The new line is "Try something new today". The reason? They've been thoroughly analysing the data they extract from your Nectar cards, and realised that supermarket shoppers tend to buy the same limited range of items, week in, week out. Personally, that's what I want from a supermarket, but of course those who want to increase the company's market share naturally want you to buy more. So their new campaign involves (quite patronisingly, in my view) putting large signs in shops, and adverts on TV, telling you not to be so boring and to consider putting extra herbs and spices on your vegetables/chicken.

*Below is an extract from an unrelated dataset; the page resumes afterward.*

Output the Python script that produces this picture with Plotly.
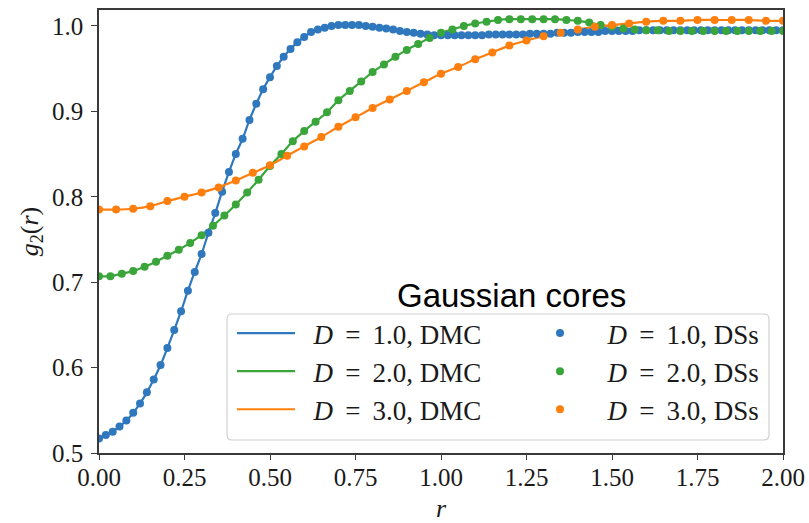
import plotly.graph_objects as go

# ---------------- data ----------------
BLUE_R = [round(i * 0.02, 2) for i in range(101)]
BLUE_G = [
    0.517, 0.521, 0.525, 0.531, 0.538, 0.547, 0.558, 0.571, 0.586, 0.603,
    0.623, 0.644, 0.666, 0.690, 0.712, 0.733, 0.758, 0.781, 0.806, 0.829,
    0.850, 0.868, 0.890, 0.909, 0.926, 0.940, 0.953, 0.964, 0.973, 0.981,
    0.987, 0.993, 0.996, 0.998, 1.000, 1.001, 1.001, 1.001, 1.001, 1.000,
    0.999, 0.998, 0.997, 0.996, 0.994, 0.993, 0.992, 0.991, 0.990, 0.989,
    0.989,
    0.989, 0.989, 0.989, 0.989, 0.989, 0.989, 0.990, 0.990, 0.990, 0.990,
    0.990, 0.990, 0.991, 0.991, 0.991, 0.991, 0.992, 0.992, 0.992, 0.993,
    0.993, 0.993, 0.993, 0.994, 0.994, 0.994, 0.994, 0.994, 0.995, 0.995,
    0.995, 0.995, 0.995, 0.995, 0.995, 0.995, 0.995, 0.995, 0.995, 0.995,
    0.995, 0.995, 0.995, 0.995, 0.995, 0.995, 0.995, 0.995, 0.995, 0.995,
]

GREEN_R = [round(i / 30, 4) for i in range(61)]
GREEN_G = [
    0.707, 0.707, 0.710, 0.713, 0.718, 0.724, 0.731, 0.738, 0.746, 0.755,
    0.766, 0.778, 0.791, 0.805, 0.820, 0.836, 0.850, 0.865, 0.877, 0.888,
    0.899, 0.913, 0.924, 0.935, 0.946, 0.955, 0.964, 0.972, 0.979, 0.986,
    0.992, 0.996, 1.000, 1.003, 1.005, 1.007, 1.008, 1.008, 1.008, 1.008,
    1.008, 1.007, 1.006, 1.004, 1.001, 0.999, 0.997, 0.996, 0.995, 0.995,
    0.994, 0.994, 0.994, 0.994, 0.994, 0.994, 0.994, 0.994, 0.994, 0.994,
    0.994,
]

ORANGE_R = [round(i * 0.05, 2) for i in range(41)]
ORANGE_G = [
    0.785, 0.785, 0.786, 0.789, 0.795, 0.800, 0.805, 0.811, 0.819, 0.828,
    0.837, 0.848, 0.859, 0.870, 0.882, 0.893, 0.904, 0.914, 0.924, 0.934,
    0.944, 0.952, 0.961, 0.969, 0.977, 0.983, 0.988, 0.992, 0.996, 0.999,
    1.001, 1.003, 1.005, 1.006, 1.006, 1.007, 1.007, 1.007, 1.007, 1.006,
    1.006,
]

DS_ERR = 0.003

X_TICKS = [0.0, 0.25, 0.5, 0.75, 1.0, 1.25, 1.5, 1.75, 2.0]
X_TICK_TEXT = ["0.00", "0.25", "0.50", "0.75", "1.00", "1.25", "1.50", "1.75", "2.00"]
Y_TICKS = [0.5, 0.6, 0.7, 0.8, 0.9, 1.0]
Y_TICK_TEXT = ["0.5", "0.6", "0.7", "0.8", "0.9", "1.0"]

SERIES = [
    ("1.0", BLUE_R, BLUE_G, "#2f78bd"),
    ("2.0", GREEN_R, GREEN_G, "#3aa53a"),
    ("3.0", ORANGE_R, ORANGE_G, "#ff7f0e"),
]

SERIF = "Liberation Serif"
TXT = "#1a1a1a"
AX = "#3a3a3a"
TS = "\u2009"  # thin space

fig = go.Figure()

# DMC lines
for d, r, g, c in SERIES:
    fig.add_trace(go.Scatter(
        x=r, y=g, mode="lines", line=dict(color=c, width=2.2, shape="spline"),
        name=f"&nbsp;&nbsp;<i>D</i>{TS} = {TS}{d}, DMC", legend="legend",
    ))

# DSs points with error bars
for d, r, g, c in SERIES:
    fig.add_trace(go.Scatter(
        x=r, y=g, mode="markers",
        marker=dict(color=c, size=8, line=dict(width=0)),
        error_y=dict(type="constant", value=DS_ERR, color=c, thickness=1.5, width=0),
        name=f"&nbsp;&nbsp;<i>D</i>{TS} = {TS}{d}, DSs", legend="legend2",
    ))

# legend frame (px: x 227-769, y 314-440)
PL, PT, PW, PH = 99, 10, 684, 443
def px2x(px):
    return (px - PL) / PW
def py2y(py):
    return (PT + PH - py) / PH

x0, x1, y0, y1 = px2x(227), px2x(769), py2y(440), py2y(314)
rx, ry = 5 / PW, 5 / PH
path = (f"M{x0+rx},{y1} L{x1-rx},{y1} Q{x1},{y1} {x1},{y1-ry} "
        f"L{x1},{y0+ry} Q{x1},{y0} {x1-rx},{y0} L{x0+rx},{y0} "
        f"Q{x0},{y0} {x0},{y0+ry} L{x0},{y1-ry} Q{x0},{y1} {x0+rx},{y1} Z")
fig.add_shape(type="path", path=path, xref="paper", yref="paper",
              line=dict(color="#d0d0d0", width=1.2),
              fillcolor="rgba(255,255,255,0.85)", layer="above")

fig.add_annotation(
    text="Gaussian cores", xref="paper", yref="paper",
    x=px2x(512), y=py2y(295), xanchor="center", yanchor="middle",
    showarrow=False, font=dict(family="Liberation Sans", size=33, color="#000"),
)

legend_common = dict(
    bgcolor="rgba(0,0,0,0)", borderwidth=0,
    font=dict(family=SERIF, size=27, color=TXT),
    xanchor="left", yanchor="top", orientation="v", tracegroupgap=0,
    itemwidth=58,
)

fig.update_layout(
    width=809, height=523,
    margin=dict(l=PL, r=809 - PL - PW, t=PT, b=523 - PT - PH, autoexpand=False),
    paper_bgcolor="white", plot_bgcolor="white",
    showlegend=True,
    legend=dict(x=px2x(232), y=py2y(309), **legend_common),
    legend2=dict(x=px2x(526), y=py2y(309), **legend_common),
    xaxis=dict(
        range=[0, 2], tickvals=X_TICKS, ticktext=X_TICK_TEXT, automargin=False,
        showline=True, mirror=True, linecolor=AX, linewidth=1.6,
        ticks="outside", ticklen=5, tickwidth=1.4, tickcolor=AX,
        showgrid=False, zeroline=False, ticklabelstandoff=-4,
        tickfont=dict(family=SERIF, size=25, color=TXT),
        title=dict(text="<i>r</i>", font=dict(family=SERIF, size=26, color=TXT), standoff=14),
    ),
    yaxis=dict(
        range=[0.5, 1.0187], tickvals=Y_TICKS, ticktext=Y_TICK_TEXT, automargin=False,
        showline=True, mirror=True, linecolor=AX, linewidth=1.6,
        ticks="outside", ticklen=6, tickwidth=1.4, tickcolor=AX,
        showgrid=False, zeroline=False, ticklabelstandoff=3,
        tickfont=dict(family=SERIF, size=25, color=TXT),
        title=dict(text="<i>g</i><sub>2</sub>(<i>r</i>)",
                   font=dict(family=SERIF, size=26, color=TXT), standoff=6),
    ),
)

fig.write_html("out.html")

So far, so good, but there are two things wrong with this scheme. First, I've shopped in Sainsbury's recently and the instructions (which are pretty much everywhere once you're in the shop) are too distracting. I stand at the end of the tea and coffee isle thinking, "Teabags, we need some more teabags," but I'm interrupted by a sign declaring "Put some marshmallows in your cocoa," and the next thing I know I've forgotten what I was after in the first place. Supermarket shopping is a regular, automatic process, which people do in a mild trance (very similar to when driving a car), and interrupting the trance will make you forget what you were doing and feel less comfortable in the shop. It's the same kind of thing as the bottom-brush effect.

Second, a proportion of people will certainly be willing to try something new, but not indefinitely. They'll be happy to buy some nutmeg and try grating it over their bolognese, but very few of them will turn this into a ritual and carry on doing it every time they make some spag bol. And once they've tried a handful of the suggestions being blared out, they will start to fatigue and most people will in the end not respond to the suggestions at all.

So, the testable hypothesis that comes from all this is easy to make. The "Who's called the Hut?" campaign will outlive the "Try something new today" campaign. I'm looking forward to seeing if I'm right or not.